According to the Brits, the “world’s oldest joke” has been traced back to 1900 BC.
You can thank the 19th Century BC for bringing us other such whacky hilarity as the rise and fall of several unpronounceable Pharaohs (where by unpronounceable I mean they all had the same name and I can’t pronounce it); the birth of Abraham, founding father of the Israelites (and that really annoying song about his many sons we used to have to sing in choir as a warm-up); a war or two, and an invasion of Greece by some other Greeks, presumably because they were attention whores and wanted an awesome blockbuster action movie to be made about them 40-odd centuries later.
Thanks to the research of the esteemed University of Wolverhampton, we can now add the birth of toilet humour to that list.
I’m not even kidding, it was a smut joke. Check this out for cutting edge Sumerian wit: “Something which has never occurred since time immemorial; a young woman did not fart in her husband’s lap.”
Oho! Zing! Yeah, you uh… you tell ‘em.
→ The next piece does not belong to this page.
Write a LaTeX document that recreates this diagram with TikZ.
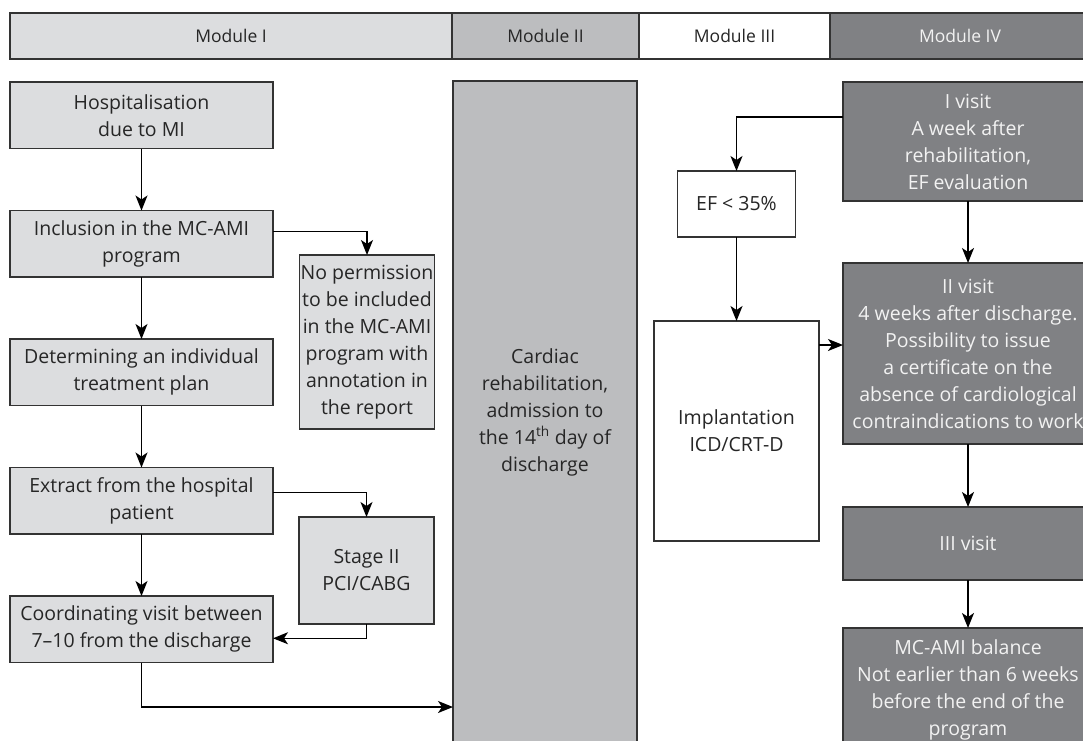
\documentclass[tikz,border=0pt]{standalone}
\usepackage{fontspec}
\setmainfont{Open Sans}
\usetikzlibrary{positioning, arrows.meta}
\definecolor{mod_light}{HTML}{DCDDDF}
\definecolor{mod_mid}{HTML}{BCBDBF}
\definecolor{mod_dark}{HTML}{808184}
\definecolor{mod_edge}{HTML}{333333}
\definecolor{mod_text}{HTML}{F2F2F2}

\begin{document}
\begin{tikzpicture}[
                x=1pt, y=-1pt,
                node distance=62pt,
                every node/.style={align=center, inner sep=0pt, outer sep=0pt, text=black!85, font=\fontsize{19.5}{27}\selectfont},
                head/.style={rectangle, draw=mod_edge, line width=1.5pt, minimum height=46pt, font=\fontsize{17.5}{20}\selectfont},
                box/.style={rectangle, draw=mod_edge, line width=1.5pt, fill=mod_light, minimum width=263pt, minimum height=66.5pt},
                sidebox/.style={box, minimum width=135pt},
                whitebox/.style={rectangle, draw=mod_edge, line width=1.5pt, fill=white},
                darkbox/.style={rectangle, draw=mod_edge, line width=1.5pt, fill=mod_dark, text=mod_text, minimum width=250pt},
                arrow/.style={line width=1.3pt, -{Stealth[length=15pt, width=12pt, inset=4pt]}}
            ]
                \useasboundingbox (0,0) rectangle (1083,740);
                \clip (0,0) rectangle (1083,740);

                % Header
                \node (mod1) [head, fill=mod_light, minimum width=442pt, anchor=north west] at (10,13) {Module I};
                \node (mod2) [head, fill=mod_mid, minimum width=187pt, right=0pt of mod1] {Module II};
                \node (mod3) [head, fill=white, minimum width=191pt, right=0pt of mod2] {Module III};
                \node (mod4) [head, fill=mod_dark, text=mod_text, minimum width=260pt, right=0pt of mod3] {Module IV};

                % Module I
                \node (hosp) [box, anchor=north west] at (10,82) {Hospitalisation\\due to MI};
                \node (incl) [box, below=of hosp] {Inclusion in the MC-AMI\\program};
                \node (plan) [box, below=of incl] {Determining an individual\\treatment plan};
                \node (extract) [box, below=of plan] {Extract from the hospital\\patient};
                \node (coord) [box, below=of extract] {Coordinating visit between\\7--10 from the discharge};
                \node (noperm) [sidebox, minimum height=174pt] at (367,342) {No permission\\to be included\\in the MC-AMI\\program with\\annotation in\\the report};
                \node (stage) [sidebox, minimum height=107pt] at (366.5,570.5) {Stage II\\PCI/CABG};

                % Module II
                \node (rehab) [rectangle, draw=mod_edge, line width=1.5pt, fill=mod_mid, minimum width=184pt, minimum height=662pt] at (545,412) {Cardiac\\rehabilitation,\\admission to\\the 14\textsuperscript{th} day of\\discharge};
                \coordinate (rehabin) at (453,707);

                % Module III
                \node (ef) [whitebox, minimum width=118pt, minimum height=66pt] at (736.5,204) {EF < 35\%};
                \node (impl) [whitebox, minimum width=165pt, minimum height=220pt, below=84pt of ef] {Implantation\\ICD/CRT-D};

                % Module IV
                \node (visit1) [darkbox, minimum height=119pt, anchor=north west] at (843,82) {I visit\\A week after\\rehabilitation,\\EF evaluation};
                \node (visit2) [darkbox, minimum height=181pt, below=62pt of visit1] {II visit\\4 weeks after discharge.\\Possibility to issue\\a certificate on the\\absence of cardiological\\contraindications to work};
                \node (visit3) [darkbox, minimum height=73pt, below=63pt of visit2] {III visit};
                \node (balance) [darkbox, minimum height=124pt, below=48pt of visit3] {MC-AMI balance\\Not earlier than 6 weeks\\before the end of the\\program};

                % Arrows
                \draw [arrow] (hosp) -- (incl);
                \draw [arrow] (incl) -- (plan);
                \draw [arrow] (plan) -- (extract);
                \draw [arrow] (extract) -- (coord);
                \draw [arrow] ([yshift=12pt]incl.east) -| (noperm.north);
                \draw [arrow] ([yshift=8pt]extract.east) -| (stage.north);
                \draw [arrow] (stage.south) |- ([yshift=-9pt]coord.east);
                \draw [arrow] (coord.south) |- (rehabin);
                \draw [arrow] ([yshift=24.5pt]visit1.west) -| (ef.north);
                \draw [arrow] (ef) -- (impl);
                \draw [arrow] ([yshift=86pt]impl.east) -- ([yshift=86pt]impl.east -| visit2.west);
                \draw [arrow] (visit1) -- (visit2);
                \draw [arrow] (visit2) -- (visit3);
                \draw [arrow] (visit3) -- (balance);
            \end{tikzpicture}
\end{document}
Did I mention the 19th Century BC also played host to the fall of the last Sumerian dynasty? Yeah. I think I can see where the downward spiral kicked in. It could possibly have had something to do with their civilisation being run by potty-training toddlers and giggling pre-teens.
But hey, who am I to judge? Us 21st Century-goers are the ones funding actual university programmes for intensive research into dirty jokes. Their final publication on the study was actually the “world’s oldest top 10 joke list”, which sounds like a Cracked article waiting to happen.
Landing a close second place a few centuries later was a gag about another unpronounceable pharaoh quoted as “How do you entertain a bored pharaoh? You sail a boatload of young women dressed only in fishing nets down the Nile and urge the pharaoh to go catch a fish.” Talk about eccentric. Apparently hiring a stripper was too easy for this guy.
Coming from the Brits in the 10th Century we have “What hangs at a man’s thigh and wants to poke the hole that it’s often poked before? A key!” Gosh! And here I was thinking it was going to be your penis! Oh those crazy Anglo-Saxons, they sure fooled me with their provocative irony and rebellion against taboo.
I guess what’s really more comical than the jokes themselves is that nothing has really changed in the last four millennia. But can we learn from our mistakes, people? You know as well as I do it was only a matter of time before the Ancient Egyptians started gluing captions to their cats, plus those Sumerians were probably right into the 2 Girls 1 Cup action, and look what happened to them.
Let us break the cycle, once and for all.